──────── Source data

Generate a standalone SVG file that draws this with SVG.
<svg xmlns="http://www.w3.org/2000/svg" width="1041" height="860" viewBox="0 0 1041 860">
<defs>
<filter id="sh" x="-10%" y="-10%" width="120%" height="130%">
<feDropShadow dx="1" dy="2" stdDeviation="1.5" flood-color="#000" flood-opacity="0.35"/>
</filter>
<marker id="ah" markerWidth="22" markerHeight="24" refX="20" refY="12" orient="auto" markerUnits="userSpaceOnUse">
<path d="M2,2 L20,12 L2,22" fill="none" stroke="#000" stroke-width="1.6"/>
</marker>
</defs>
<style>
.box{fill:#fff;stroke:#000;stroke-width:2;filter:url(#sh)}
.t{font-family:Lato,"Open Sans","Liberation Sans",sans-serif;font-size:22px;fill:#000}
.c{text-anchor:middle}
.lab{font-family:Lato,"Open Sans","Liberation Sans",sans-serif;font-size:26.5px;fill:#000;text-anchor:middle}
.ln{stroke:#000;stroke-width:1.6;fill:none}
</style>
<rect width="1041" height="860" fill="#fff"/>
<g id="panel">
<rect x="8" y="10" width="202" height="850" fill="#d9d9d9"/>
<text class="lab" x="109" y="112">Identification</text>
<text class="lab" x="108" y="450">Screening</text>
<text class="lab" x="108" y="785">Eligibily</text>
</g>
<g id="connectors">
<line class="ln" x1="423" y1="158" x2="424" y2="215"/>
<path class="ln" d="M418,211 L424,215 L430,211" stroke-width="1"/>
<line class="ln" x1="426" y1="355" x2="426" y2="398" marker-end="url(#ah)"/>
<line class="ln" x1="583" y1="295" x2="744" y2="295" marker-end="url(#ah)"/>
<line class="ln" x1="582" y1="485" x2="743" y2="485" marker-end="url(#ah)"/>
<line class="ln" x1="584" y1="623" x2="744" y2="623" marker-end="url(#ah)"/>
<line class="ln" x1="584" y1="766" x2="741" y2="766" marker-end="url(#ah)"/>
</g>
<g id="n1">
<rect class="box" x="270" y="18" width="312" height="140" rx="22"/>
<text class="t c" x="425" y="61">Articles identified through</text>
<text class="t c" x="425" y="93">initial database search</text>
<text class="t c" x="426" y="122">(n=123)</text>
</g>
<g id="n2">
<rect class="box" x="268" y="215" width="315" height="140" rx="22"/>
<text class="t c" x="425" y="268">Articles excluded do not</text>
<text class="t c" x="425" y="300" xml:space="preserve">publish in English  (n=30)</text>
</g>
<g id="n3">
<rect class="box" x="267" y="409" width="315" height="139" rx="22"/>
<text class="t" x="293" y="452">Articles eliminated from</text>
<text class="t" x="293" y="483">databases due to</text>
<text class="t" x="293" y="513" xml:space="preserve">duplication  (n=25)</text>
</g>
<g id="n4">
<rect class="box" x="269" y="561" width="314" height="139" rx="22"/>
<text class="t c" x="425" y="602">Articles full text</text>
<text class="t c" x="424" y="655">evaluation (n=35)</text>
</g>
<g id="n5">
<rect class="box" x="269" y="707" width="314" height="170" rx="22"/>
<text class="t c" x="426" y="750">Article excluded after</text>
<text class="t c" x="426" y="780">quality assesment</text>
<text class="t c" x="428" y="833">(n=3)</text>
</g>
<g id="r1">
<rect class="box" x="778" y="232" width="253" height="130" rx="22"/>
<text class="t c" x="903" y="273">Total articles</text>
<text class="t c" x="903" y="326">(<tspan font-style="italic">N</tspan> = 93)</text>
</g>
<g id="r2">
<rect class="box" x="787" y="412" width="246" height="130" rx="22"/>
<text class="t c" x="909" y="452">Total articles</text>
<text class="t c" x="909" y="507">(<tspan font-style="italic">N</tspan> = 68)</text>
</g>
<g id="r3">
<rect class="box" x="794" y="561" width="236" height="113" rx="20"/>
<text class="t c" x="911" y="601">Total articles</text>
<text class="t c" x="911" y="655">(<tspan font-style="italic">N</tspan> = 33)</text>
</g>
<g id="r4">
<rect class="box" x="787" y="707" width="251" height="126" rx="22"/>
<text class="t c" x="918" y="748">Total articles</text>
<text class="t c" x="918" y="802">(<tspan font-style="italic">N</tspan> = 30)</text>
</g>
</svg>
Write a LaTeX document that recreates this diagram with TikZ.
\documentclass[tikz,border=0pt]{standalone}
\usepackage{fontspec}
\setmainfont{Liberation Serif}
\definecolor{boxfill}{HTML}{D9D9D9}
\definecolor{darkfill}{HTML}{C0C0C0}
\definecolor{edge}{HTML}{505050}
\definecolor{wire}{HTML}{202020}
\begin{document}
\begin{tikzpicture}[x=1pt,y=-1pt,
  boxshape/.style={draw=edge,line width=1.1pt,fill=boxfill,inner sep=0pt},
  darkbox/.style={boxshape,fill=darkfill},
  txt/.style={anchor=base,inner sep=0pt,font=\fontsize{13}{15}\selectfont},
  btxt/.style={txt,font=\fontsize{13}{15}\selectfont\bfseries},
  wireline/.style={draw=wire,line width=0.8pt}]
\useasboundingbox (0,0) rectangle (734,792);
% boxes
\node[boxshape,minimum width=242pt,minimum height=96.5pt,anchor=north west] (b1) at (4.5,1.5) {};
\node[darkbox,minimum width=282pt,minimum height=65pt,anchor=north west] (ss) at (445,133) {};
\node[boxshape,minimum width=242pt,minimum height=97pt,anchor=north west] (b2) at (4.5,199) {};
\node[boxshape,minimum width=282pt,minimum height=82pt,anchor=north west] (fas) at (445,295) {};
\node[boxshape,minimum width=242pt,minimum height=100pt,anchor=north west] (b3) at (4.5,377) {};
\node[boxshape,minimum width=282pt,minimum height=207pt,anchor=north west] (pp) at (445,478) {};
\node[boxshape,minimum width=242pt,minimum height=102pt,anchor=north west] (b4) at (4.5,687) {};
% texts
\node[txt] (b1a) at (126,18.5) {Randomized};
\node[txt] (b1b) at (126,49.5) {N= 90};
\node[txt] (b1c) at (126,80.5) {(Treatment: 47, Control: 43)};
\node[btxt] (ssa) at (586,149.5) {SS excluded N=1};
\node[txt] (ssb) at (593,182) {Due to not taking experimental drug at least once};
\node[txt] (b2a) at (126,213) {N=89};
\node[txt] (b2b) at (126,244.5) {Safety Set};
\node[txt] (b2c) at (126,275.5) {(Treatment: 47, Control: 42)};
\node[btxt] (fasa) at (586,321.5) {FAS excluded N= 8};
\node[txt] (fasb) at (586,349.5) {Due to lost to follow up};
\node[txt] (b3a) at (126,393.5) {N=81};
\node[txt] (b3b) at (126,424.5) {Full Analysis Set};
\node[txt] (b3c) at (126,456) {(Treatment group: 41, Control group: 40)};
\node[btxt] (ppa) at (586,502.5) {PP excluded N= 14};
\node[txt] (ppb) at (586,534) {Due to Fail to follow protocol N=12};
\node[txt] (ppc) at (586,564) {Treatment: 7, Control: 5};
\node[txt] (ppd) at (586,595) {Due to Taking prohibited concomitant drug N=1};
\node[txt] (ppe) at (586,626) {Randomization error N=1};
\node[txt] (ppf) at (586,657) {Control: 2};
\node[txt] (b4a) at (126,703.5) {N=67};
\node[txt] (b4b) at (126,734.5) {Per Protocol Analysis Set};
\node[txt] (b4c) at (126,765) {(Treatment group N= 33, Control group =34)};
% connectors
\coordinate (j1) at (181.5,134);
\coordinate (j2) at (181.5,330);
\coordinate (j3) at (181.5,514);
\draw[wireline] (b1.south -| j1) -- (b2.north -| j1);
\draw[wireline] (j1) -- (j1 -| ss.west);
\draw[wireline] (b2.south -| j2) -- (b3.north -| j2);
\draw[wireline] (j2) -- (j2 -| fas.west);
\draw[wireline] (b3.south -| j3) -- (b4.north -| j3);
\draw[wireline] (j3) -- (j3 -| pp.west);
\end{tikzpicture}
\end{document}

────────────────

- **Task goal**:
From the data above, copy out every line with the string "this" in it.

- **Response to the exercise**:
Generate a standalone SVG file that draws this with SVG.
Write a LaTeX document that recreates this diagram with TikZ.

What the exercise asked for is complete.